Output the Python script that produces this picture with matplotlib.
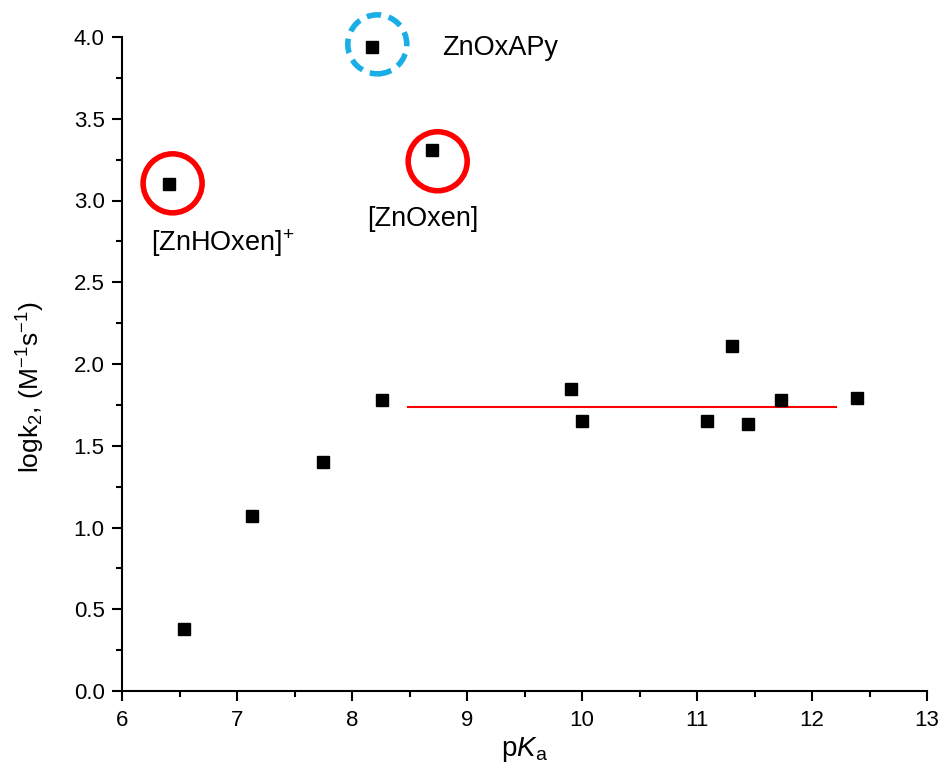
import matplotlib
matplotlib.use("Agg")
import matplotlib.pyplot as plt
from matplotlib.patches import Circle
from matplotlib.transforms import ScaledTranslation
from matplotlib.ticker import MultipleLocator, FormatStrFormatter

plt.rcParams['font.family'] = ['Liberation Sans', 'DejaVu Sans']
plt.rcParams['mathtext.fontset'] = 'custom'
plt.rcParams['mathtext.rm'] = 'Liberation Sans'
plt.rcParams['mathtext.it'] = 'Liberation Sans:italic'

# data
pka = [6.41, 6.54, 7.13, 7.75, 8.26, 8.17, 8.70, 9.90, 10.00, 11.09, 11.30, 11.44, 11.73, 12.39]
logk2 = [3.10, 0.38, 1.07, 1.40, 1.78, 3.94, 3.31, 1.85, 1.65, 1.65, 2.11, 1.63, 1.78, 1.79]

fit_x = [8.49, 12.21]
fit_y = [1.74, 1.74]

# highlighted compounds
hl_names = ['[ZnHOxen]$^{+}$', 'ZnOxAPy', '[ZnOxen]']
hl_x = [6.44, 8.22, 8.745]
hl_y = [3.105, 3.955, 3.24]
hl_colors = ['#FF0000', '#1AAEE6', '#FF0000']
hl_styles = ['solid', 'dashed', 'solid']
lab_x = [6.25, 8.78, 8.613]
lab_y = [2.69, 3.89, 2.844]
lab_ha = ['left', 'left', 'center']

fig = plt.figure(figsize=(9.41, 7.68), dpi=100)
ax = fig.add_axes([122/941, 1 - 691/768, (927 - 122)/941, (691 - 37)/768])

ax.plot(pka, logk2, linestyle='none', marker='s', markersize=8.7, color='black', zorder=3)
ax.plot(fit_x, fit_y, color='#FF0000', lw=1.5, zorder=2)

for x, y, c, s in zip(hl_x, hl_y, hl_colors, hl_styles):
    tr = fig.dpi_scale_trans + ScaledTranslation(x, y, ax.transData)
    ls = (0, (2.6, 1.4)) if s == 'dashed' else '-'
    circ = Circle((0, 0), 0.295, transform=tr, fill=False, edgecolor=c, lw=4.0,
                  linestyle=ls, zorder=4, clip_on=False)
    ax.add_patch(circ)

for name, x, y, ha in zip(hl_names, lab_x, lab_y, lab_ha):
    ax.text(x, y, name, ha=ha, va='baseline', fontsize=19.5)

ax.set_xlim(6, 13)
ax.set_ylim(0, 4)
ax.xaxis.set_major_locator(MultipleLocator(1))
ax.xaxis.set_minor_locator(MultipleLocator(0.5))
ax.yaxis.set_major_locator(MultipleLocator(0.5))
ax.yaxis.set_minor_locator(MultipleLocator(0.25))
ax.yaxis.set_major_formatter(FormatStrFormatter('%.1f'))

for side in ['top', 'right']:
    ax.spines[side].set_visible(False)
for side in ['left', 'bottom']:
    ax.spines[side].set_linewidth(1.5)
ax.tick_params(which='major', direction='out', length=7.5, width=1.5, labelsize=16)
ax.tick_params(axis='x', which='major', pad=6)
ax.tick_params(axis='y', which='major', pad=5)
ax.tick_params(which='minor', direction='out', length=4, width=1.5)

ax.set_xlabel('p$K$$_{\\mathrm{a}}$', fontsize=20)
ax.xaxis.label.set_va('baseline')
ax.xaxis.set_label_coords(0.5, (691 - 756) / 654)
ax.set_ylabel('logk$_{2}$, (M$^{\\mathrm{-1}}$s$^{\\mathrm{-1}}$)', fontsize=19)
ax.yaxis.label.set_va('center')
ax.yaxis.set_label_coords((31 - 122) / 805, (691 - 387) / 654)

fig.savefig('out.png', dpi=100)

# # #

What you are asked to do –
Print the complete listing exactly as it stands, without its pictures.

Exercise result –
Output the Python script that produces this picture with matplotlib.
import matplotlib
matplotlib.use("Agg")
import matplotlib.pyplot as plt
from matplotlib.patches import Circle
from matplotlib.transforms import ScaledTranslation
from matplotlib.ticker import MultipleLocator, FormatStrFormatter

plt.rcParams['font.family'] = ['Liberation Sans', 'DejaVu Sans']
plt.rcParams['mathtext.fontset'] = 'custom'
plt.rcParams['mathtext.rm'] = 'Liberation Sans'
plt.rcParams['mathtext.it'] = 'Liberation Sans:italic'

# data
pka = [6.41, 6.54, 7.13, 7.75, 8.26, 8.17, 8.70, 9.90, 10.00, 11.09, 11.30, 11.44, 11.73, 12.39]
logk2 = [3.10, 0.38, 1.07, 1.40, 1.78, 3.94, 3.31, 1.85, 1.65, 1.65, 2.11, 1.63, 1.78, 1.79]

fit_x = [8.49, 12.21]
fit_y = [1.74, 1.74]

# highlighted compounds
hl_names = ['[ZnHOxen]$^{+}$', 'ZnOxAPy', '[ZnOxen]']
hl_x = [6.44, 8.22, 8.745]
hl_y = [3.105, 3.955, 3.24]
hl_colors = ['#FF0000', '#1AAEE6', '#FF0000']
hl_styles = ['solid', 'dashed', 'solid']
lab_x = [6.25, 8.78, 8.613]
lab_y = [2.69, 3.89, 2.844]
lab_ha = ['left', 'left', 'center']

fig = plt.figure(figsize=(9.41, 7.68), dpi=100)
ax = fig.add_axes([122/941, 1 - 691/768, (927 - 122)/941, (691 - 37)/768])

ax.plot(pka, logk2, linestyle='none', marker='s', markersize=8.7, color='black', zorder=3)
ax.plot(fit_x, fit_y, color='#FF0000', lw=1.5, zorder=2)

for x, y, c, s in zip(hl_x, hl_y, hl_colors, hl_styles):
    tr = fig.dpi_scale_trans + ScaledTranslation(x, y, ax.transData)
    ls = (0, (2.6, 1.4)) if s == 'dashed' else '-'
    circ = Circle((0, 0), 0.295, transform=tr, fill=False, edgecolor=c, lw=4.0,
                  linestyle=ls, zorder=4, clip_on=False)
    ax.add_patch(circ)

for name, x, y, ha in zip(hl_names, lab_x, lab_y, lab_ha):
    ax.text(x, y, name, ha=ha, va='baseline', fontsize=19.5)

ax.set_xlim(6, 13)
ax.set_ylim(0, 4)
ax.xaxis.set_major_locator(MultipleLocator(1))
ax.xaxis.set_minor_locator(MultipleLocator(0.5))
ax.yaxis.set_major_locator(MultipleLocator(0.5))
ax.yaxis.set_minor_locator(MultipleLocator(0.25))
ax.yaxis.set_major_formatter(FormatStrFormatter('%.1f'))

for side in ['top', 'right']:
    ax.spines[side].set_visible(False)
for side in ['left', 'bottom']:
    ax.spines[side].set_linewidth(1.5)
ax.tick_params(which='major', direction='out', length=7.5, width=1.5, labelsize=16)
ax.tick_params(axis='x', which='major', pad=6)
ax.tick_params(axis='y', which='major', pad=5)
ax.tick_params(which='minor', direction='out', length=4, width=1.5)

ax.set_xlabel('p$K$$_{\\mathrm{a}}$', fontsize=20)
ax.xaxis.label.set_va('baseline')
ax.xaxis.set_label_coords(0.5, (691 - 756) / 654)
ax.set_ylabel('logk$_{2}$, (M$^{\\mathrm{-1}}$s$^{\\mathrm{-1}}$)', fontsize=19)
ax.yaxis.label.set_va('center')
ax.yaxis.set_label_coords((31 - 122) / 805, (691 - 387) / 654)

fig.savefig('out.png', dpi=100)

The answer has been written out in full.